**EXERCISE DESCRIPTION**
Only the lines from the one containing "Generate a Python" through the one containing "fig.patch.set_facecolor('white')" should be duplicated, exactly as they appear. Pictures are to be left out.

**SUPPLIED INFORMATION**
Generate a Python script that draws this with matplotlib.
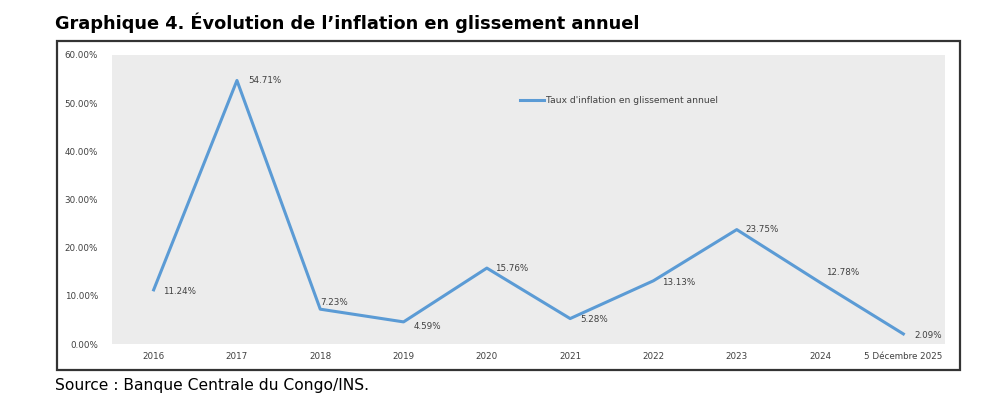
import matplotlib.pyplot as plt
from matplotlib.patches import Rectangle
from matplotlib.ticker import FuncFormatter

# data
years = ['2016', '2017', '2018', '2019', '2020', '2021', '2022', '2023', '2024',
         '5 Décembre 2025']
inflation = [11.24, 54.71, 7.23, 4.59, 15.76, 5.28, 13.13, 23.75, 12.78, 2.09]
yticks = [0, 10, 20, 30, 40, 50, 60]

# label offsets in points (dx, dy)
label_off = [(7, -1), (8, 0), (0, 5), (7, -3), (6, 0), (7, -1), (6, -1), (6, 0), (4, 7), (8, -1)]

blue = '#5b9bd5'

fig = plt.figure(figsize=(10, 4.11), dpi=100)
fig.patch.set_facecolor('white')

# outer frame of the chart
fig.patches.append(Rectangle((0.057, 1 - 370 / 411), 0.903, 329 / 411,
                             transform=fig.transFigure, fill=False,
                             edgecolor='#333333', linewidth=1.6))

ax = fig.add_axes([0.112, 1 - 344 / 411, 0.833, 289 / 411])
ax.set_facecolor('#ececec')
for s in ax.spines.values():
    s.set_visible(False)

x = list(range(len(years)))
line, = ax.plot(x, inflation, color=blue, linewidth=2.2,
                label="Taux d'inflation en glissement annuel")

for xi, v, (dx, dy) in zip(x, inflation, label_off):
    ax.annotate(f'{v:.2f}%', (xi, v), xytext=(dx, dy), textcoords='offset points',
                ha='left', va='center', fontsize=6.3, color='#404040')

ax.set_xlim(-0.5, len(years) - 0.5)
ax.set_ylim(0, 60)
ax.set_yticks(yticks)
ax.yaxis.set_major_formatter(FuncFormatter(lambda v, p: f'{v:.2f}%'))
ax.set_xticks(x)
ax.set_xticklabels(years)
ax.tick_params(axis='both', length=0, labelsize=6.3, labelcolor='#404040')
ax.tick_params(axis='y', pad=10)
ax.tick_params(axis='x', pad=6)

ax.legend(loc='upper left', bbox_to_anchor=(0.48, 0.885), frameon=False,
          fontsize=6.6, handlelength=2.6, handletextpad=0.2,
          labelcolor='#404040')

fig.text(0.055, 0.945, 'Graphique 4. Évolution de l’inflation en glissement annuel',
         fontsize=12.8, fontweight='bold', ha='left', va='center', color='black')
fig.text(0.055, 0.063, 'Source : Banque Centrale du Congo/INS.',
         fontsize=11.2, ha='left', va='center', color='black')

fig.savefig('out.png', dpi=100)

---

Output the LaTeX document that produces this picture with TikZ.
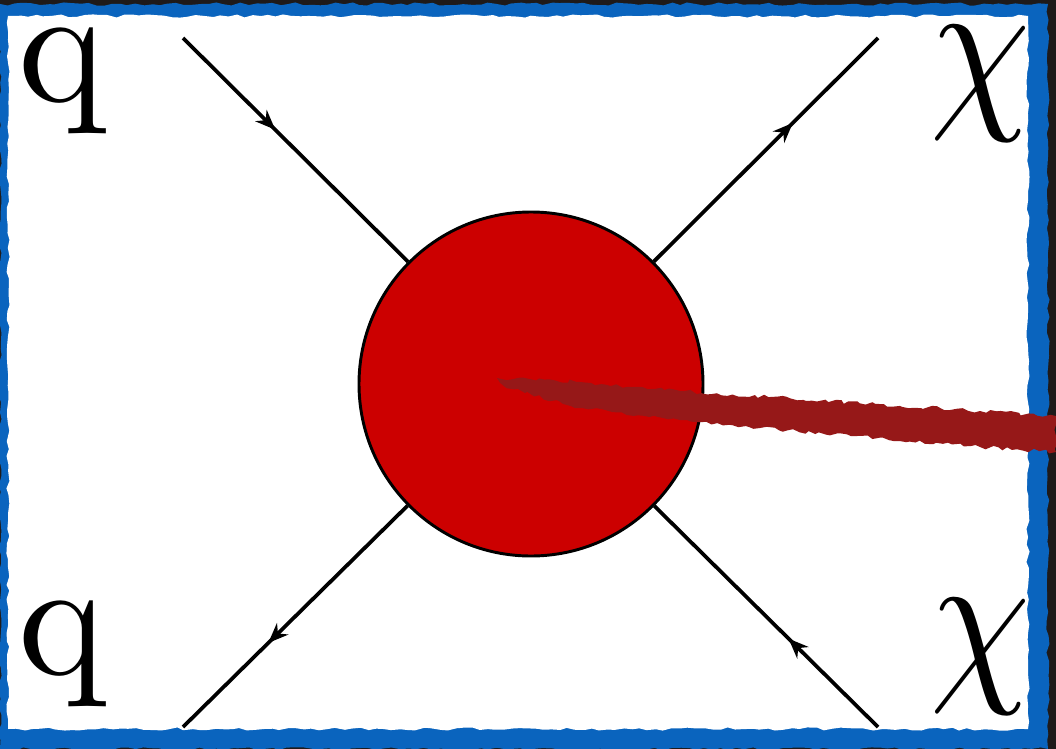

--

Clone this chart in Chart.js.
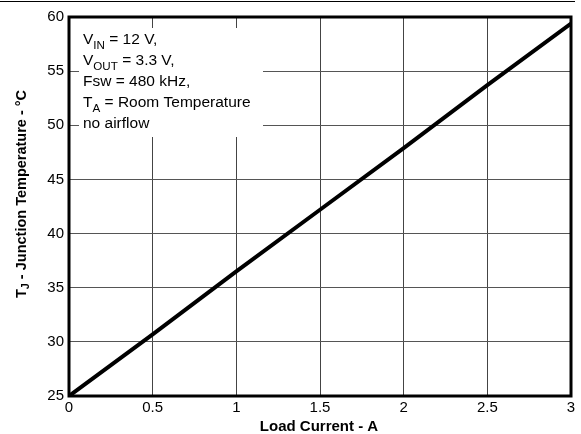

**ANSWER BELOW**
Generate a Python script that draws this with matplotlib.
import matplotlib.pyplot as plt
from matplotlib.patches import Rectangle
from matplotlib.ticker import FuncFormatter

# data
years = ['2016', '2017', '2018', '2019', '2020', '2021', '2022', '2023', '2024',
         '5 Décembre 2025']
inflation = [11.24, 54.71, 7.23, 4.59, 15.76, 5.28, 13.13, 23.75, 12.78, 2.09]
yticks = [0, 10, 20, 30, 40, 50, 60]

# label offsets in points (dx, dy)
label_off = [(7, -1), (8, 0), (0, 5), (7, -3), (6, 0), (7, -1), (6, -1), (6, 0), (4, 7), (8, -1)]

blue = '#5b9bd5'

fig = plt.figure(figsize=(10, 4.11), dpi=100)
fig.patch.set_facecolor('white')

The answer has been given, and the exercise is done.